We understand that Ms X received the keys to her new home yesterday, following a rush of activity in recent weeks by senior council officials whose sudden interest in her case mysteriously only took hold after The BRISTOLIAN took up the cudgels in support. She had up until that point been ignored by the Service Director, housing managers and the Mayor’s office, despite being at a very real risk of serious violence from her abuser.
Meanwhile, after a long wait for the data on how many others like Ms X there are out there in Bristol, the council today responded to a Freedom of Information request by a BRISTOLIAN reporter with statistics that are EVEN MORE HORRIFIC THAN FIRST FEARED.
For the year 2012-2013, Bristol City Council received 396 applications for rehousing due to domestic abuse. Just 228 were rehoused – that’s a success rate of under 58%*. Incredibly, domestic abuse victims had to wait on average more than 185 days to be found a place of safety. ONE-HUNDRED AND EIGHTY-FIVE DAYS at risk of violence, sexual assault, mental torture and much more besides.
Whilst budget cuts have clearly made the situation worse over the past year, the figures show that this scandal has not appeared out of thin air. In 2008-09, UNDER 40% OF 224 ABUSED APPLICANTS WERE REHOUSED, with an average wait of 120.5 days.
The following year, 2009-10, there were more applicants – 275 – but better performance from the council, with 61% rehoused and the wait down to just over 112 days. 82% of 307 people were found safe homes in 2010-11, with the wait cut to three months – though that means there were still MORE THAN FIFTY PEOPLE AT RISK OF ABUSE LEFT OUT IN THE COLD.
However, by 2011-12, fewer than three-quarters of the 347 people seeking help were rehoused, with the wait jumping up to 132.4 days.
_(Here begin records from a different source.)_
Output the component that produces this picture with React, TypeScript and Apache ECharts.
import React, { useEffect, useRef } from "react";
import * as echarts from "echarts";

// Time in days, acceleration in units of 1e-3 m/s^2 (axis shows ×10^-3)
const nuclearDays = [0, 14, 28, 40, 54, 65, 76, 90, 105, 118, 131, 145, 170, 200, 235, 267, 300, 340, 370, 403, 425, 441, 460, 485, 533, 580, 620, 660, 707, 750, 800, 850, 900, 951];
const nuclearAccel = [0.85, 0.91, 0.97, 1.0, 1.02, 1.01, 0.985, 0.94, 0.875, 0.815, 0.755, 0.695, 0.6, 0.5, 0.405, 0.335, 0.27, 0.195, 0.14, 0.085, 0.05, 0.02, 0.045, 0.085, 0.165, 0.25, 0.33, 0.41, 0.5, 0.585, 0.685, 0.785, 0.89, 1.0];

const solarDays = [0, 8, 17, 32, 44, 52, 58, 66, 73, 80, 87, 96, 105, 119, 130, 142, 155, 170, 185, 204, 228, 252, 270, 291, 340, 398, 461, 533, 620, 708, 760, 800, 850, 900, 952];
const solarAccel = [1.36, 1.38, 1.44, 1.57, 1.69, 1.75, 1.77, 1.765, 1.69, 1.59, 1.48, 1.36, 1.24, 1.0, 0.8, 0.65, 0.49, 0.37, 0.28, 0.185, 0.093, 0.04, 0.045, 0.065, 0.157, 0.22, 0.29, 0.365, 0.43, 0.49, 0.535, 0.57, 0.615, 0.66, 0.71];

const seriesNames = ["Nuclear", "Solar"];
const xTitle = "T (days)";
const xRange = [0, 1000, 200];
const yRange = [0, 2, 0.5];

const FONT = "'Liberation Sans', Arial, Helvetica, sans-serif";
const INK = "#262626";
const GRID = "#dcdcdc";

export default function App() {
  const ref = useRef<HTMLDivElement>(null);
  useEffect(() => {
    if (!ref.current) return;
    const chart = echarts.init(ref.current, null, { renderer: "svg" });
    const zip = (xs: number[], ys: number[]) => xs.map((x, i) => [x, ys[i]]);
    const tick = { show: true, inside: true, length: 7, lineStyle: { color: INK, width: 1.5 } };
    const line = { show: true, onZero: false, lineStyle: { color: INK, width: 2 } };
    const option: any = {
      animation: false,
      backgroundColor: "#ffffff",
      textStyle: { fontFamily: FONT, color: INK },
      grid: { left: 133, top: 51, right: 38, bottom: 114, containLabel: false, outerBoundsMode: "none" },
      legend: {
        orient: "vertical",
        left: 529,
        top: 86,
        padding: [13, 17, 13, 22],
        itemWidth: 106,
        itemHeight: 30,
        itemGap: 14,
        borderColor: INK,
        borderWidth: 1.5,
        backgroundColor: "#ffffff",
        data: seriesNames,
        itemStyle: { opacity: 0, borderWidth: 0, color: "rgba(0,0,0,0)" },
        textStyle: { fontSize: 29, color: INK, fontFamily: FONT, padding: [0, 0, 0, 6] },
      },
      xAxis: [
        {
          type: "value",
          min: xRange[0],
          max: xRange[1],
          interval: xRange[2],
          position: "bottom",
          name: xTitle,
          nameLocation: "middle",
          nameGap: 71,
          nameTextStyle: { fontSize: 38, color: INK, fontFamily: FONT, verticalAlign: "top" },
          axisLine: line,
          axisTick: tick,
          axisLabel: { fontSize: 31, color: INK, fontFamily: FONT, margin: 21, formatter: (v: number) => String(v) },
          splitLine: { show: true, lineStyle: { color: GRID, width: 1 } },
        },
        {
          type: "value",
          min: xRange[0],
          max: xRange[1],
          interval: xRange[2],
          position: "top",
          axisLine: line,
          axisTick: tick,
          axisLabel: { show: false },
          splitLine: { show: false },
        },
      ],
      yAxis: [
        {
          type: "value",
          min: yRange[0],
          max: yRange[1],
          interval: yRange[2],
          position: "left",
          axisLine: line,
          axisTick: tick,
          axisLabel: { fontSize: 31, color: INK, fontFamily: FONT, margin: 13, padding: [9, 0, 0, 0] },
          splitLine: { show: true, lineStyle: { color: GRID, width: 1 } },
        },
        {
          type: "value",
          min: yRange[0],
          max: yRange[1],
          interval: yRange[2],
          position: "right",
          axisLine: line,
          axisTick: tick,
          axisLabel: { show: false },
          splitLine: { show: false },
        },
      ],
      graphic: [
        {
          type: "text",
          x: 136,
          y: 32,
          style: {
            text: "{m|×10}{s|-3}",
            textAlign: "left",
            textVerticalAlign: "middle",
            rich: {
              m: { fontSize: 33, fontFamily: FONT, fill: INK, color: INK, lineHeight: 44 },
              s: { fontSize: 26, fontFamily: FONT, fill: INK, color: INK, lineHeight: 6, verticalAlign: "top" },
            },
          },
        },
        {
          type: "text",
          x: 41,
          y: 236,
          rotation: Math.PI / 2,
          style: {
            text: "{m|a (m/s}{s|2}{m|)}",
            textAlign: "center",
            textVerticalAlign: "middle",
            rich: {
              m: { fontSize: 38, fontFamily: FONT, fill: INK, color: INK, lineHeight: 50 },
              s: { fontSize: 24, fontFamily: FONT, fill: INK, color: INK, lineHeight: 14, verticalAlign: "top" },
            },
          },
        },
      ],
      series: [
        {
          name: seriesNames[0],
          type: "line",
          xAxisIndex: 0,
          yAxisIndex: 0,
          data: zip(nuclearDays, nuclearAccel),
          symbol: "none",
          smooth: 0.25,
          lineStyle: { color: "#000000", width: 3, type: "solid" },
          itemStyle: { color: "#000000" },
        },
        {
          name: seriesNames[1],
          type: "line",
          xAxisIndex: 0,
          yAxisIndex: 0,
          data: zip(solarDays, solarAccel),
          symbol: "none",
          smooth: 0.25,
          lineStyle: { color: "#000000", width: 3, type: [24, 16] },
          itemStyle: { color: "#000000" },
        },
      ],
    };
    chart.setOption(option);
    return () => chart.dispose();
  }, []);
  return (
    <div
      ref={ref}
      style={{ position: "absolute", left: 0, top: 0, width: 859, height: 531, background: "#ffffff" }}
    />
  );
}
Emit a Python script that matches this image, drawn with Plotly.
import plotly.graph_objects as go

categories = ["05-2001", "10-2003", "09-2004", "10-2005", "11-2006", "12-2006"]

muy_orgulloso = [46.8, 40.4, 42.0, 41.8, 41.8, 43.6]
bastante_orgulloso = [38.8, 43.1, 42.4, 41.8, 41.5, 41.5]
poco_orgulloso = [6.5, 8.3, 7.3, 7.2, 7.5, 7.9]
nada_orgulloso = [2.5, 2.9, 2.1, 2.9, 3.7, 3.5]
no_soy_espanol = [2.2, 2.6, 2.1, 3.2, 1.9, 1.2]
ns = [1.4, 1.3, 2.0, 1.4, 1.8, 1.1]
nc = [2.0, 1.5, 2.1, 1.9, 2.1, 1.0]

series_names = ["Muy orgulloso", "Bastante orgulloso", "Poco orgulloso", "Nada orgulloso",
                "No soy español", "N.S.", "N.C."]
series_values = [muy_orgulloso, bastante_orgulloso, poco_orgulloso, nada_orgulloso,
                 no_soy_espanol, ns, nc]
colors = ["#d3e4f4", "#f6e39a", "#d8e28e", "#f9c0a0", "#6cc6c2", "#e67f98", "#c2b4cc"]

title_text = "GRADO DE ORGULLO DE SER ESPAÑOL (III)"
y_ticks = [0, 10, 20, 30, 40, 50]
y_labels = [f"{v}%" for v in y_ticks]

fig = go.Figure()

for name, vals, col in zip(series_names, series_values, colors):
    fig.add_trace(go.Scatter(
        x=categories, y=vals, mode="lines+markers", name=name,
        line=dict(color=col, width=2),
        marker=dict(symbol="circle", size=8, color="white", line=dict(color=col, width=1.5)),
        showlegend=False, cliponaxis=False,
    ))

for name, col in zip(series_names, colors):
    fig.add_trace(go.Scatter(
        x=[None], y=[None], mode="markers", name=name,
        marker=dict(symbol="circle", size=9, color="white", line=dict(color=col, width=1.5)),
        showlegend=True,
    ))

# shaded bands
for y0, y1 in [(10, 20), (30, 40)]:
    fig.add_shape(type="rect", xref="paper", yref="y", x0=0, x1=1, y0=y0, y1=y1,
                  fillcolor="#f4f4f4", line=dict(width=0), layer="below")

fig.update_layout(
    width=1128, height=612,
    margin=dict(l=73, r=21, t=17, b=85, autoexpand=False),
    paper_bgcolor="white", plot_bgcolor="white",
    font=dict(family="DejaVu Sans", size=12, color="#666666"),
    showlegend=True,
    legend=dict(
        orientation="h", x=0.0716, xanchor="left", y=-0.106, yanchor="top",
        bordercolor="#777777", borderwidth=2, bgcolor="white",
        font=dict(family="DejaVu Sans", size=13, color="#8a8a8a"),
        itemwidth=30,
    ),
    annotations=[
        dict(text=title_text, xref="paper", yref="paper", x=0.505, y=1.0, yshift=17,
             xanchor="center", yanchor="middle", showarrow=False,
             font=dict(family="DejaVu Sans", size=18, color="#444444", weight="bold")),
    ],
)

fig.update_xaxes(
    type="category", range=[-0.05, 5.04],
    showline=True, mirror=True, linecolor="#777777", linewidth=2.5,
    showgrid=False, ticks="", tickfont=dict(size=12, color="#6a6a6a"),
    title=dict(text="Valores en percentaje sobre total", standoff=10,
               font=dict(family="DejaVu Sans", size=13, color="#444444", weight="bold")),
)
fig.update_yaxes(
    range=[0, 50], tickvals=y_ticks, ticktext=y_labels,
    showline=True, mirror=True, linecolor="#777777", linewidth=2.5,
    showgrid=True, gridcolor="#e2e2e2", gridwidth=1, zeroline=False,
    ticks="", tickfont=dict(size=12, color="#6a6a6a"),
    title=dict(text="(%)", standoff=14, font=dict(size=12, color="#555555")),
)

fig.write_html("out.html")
As the data clearly shows, there has been a steady rise in the need for rehousing – NEARLY DOUBLING in just five years.
This comes at the same time that researchers at the University of Bristol have released findings from a study of homeless women in the city which show that nearly 80% had suffered domestic abuse in the past, with almost a quarter of them facing it currently or recently.
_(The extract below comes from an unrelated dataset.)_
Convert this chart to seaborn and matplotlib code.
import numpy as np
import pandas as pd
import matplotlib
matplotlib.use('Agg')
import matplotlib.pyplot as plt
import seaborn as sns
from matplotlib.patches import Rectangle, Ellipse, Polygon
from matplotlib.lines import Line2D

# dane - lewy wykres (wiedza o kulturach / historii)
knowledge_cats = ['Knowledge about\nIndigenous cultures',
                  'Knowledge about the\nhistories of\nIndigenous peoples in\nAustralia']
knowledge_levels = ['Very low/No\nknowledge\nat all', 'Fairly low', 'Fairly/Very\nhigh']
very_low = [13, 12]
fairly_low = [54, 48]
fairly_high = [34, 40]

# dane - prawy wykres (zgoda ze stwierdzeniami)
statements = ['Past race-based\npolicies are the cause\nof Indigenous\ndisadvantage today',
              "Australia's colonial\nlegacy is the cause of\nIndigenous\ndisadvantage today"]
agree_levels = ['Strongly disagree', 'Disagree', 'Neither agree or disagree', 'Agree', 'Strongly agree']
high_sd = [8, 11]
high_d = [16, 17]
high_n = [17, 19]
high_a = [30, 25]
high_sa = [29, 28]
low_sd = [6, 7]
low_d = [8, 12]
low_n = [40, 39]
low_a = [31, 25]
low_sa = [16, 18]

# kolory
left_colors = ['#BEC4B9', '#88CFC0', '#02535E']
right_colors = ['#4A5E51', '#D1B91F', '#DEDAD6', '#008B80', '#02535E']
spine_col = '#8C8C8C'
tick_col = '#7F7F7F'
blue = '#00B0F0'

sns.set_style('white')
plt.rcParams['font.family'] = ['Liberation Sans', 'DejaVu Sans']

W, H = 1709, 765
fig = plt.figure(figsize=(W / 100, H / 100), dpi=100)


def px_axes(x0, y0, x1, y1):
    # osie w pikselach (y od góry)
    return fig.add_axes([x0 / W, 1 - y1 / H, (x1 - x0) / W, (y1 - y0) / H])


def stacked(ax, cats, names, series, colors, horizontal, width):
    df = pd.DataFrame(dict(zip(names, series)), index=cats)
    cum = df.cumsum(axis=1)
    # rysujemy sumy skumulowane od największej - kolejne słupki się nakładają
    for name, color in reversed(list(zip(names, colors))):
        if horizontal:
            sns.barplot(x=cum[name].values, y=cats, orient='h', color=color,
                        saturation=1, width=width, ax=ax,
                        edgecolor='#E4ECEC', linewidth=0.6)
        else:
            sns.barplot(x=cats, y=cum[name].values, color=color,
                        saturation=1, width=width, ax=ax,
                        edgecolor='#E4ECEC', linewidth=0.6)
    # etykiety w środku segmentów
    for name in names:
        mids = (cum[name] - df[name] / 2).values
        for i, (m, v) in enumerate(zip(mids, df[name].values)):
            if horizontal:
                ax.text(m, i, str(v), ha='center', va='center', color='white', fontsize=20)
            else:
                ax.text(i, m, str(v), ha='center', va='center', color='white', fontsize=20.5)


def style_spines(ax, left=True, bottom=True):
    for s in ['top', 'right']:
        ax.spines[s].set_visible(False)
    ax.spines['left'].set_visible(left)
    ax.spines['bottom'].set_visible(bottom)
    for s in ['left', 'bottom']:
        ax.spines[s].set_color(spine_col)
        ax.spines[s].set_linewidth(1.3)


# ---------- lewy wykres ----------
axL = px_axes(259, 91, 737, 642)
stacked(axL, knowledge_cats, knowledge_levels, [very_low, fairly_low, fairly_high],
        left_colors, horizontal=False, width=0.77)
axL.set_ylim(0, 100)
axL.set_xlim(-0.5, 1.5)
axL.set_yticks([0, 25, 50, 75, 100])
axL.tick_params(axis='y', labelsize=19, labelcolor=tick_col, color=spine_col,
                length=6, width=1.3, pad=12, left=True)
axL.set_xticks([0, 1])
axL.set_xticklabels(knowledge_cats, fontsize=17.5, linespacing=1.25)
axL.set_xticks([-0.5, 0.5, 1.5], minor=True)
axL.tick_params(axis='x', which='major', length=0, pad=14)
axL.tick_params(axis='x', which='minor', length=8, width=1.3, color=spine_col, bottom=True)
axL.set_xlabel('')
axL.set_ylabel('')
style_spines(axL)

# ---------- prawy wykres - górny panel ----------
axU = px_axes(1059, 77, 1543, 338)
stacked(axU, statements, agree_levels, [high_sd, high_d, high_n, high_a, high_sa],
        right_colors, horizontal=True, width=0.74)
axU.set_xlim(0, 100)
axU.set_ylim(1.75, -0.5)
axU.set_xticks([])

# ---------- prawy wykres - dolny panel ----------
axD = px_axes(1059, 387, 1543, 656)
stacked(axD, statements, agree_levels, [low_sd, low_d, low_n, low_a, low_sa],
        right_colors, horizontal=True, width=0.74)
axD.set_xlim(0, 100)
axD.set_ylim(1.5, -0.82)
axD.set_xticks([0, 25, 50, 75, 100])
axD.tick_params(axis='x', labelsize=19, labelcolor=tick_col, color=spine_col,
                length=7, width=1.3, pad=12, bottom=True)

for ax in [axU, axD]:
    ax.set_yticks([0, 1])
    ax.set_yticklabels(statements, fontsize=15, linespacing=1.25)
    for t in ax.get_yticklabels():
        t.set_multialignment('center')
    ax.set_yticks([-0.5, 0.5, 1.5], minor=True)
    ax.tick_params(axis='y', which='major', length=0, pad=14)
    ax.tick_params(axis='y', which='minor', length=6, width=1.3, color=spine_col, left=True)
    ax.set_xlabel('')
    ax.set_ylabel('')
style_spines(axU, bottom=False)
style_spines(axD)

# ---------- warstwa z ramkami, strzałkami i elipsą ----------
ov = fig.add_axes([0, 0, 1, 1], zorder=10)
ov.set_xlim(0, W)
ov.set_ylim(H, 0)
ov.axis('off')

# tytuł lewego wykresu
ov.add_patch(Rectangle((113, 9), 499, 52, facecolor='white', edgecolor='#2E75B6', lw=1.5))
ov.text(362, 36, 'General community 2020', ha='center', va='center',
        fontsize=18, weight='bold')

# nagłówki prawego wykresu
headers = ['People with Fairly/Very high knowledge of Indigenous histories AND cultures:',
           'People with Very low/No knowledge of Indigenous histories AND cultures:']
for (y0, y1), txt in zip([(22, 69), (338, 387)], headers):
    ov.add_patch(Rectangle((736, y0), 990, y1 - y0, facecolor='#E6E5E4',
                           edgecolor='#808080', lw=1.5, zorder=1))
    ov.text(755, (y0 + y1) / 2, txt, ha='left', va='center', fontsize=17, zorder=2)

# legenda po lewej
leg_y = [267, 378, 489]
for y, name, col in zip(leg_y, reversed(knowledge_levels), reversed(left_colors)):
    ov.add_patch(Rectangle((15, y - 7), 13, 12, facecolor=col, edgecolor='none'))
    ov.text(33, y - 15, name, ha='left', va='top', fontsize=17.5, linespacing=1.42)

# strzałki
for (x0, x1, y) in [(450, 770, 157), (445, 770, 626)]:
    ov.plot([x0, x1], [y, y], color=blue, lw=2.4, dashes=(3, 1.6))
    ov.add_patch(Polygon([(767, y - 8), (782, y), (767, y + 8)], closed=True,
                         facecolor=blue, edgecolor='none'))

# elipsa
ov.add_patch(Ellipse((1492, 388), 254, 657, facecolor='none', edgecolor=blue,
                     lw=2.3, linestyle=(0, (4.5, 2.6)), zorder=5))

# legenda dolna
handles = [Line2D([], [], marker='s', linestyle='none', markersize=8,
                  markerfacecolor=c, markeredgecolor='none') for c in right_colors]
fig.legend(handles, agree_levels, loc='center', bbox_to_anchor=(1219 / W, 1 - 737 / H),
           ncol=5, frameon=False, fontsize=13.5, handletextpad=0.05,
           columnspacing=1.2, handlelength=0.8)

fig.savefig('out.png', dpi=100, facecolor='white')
So just how are Bristol’s overpaid, self-regarding political élite – whether arrogant Mayor Fergo and his City Hall hangers-on, or the top service bosses in their nice, warm offices – going to solve this sickening scandal? Is their plan to wait for vulnerable women, children and men to just die off, either through the violence of their abusers or the unforgiving harshness of being homeless?
That’s certainly one way to improve the statistics without actually doing anything.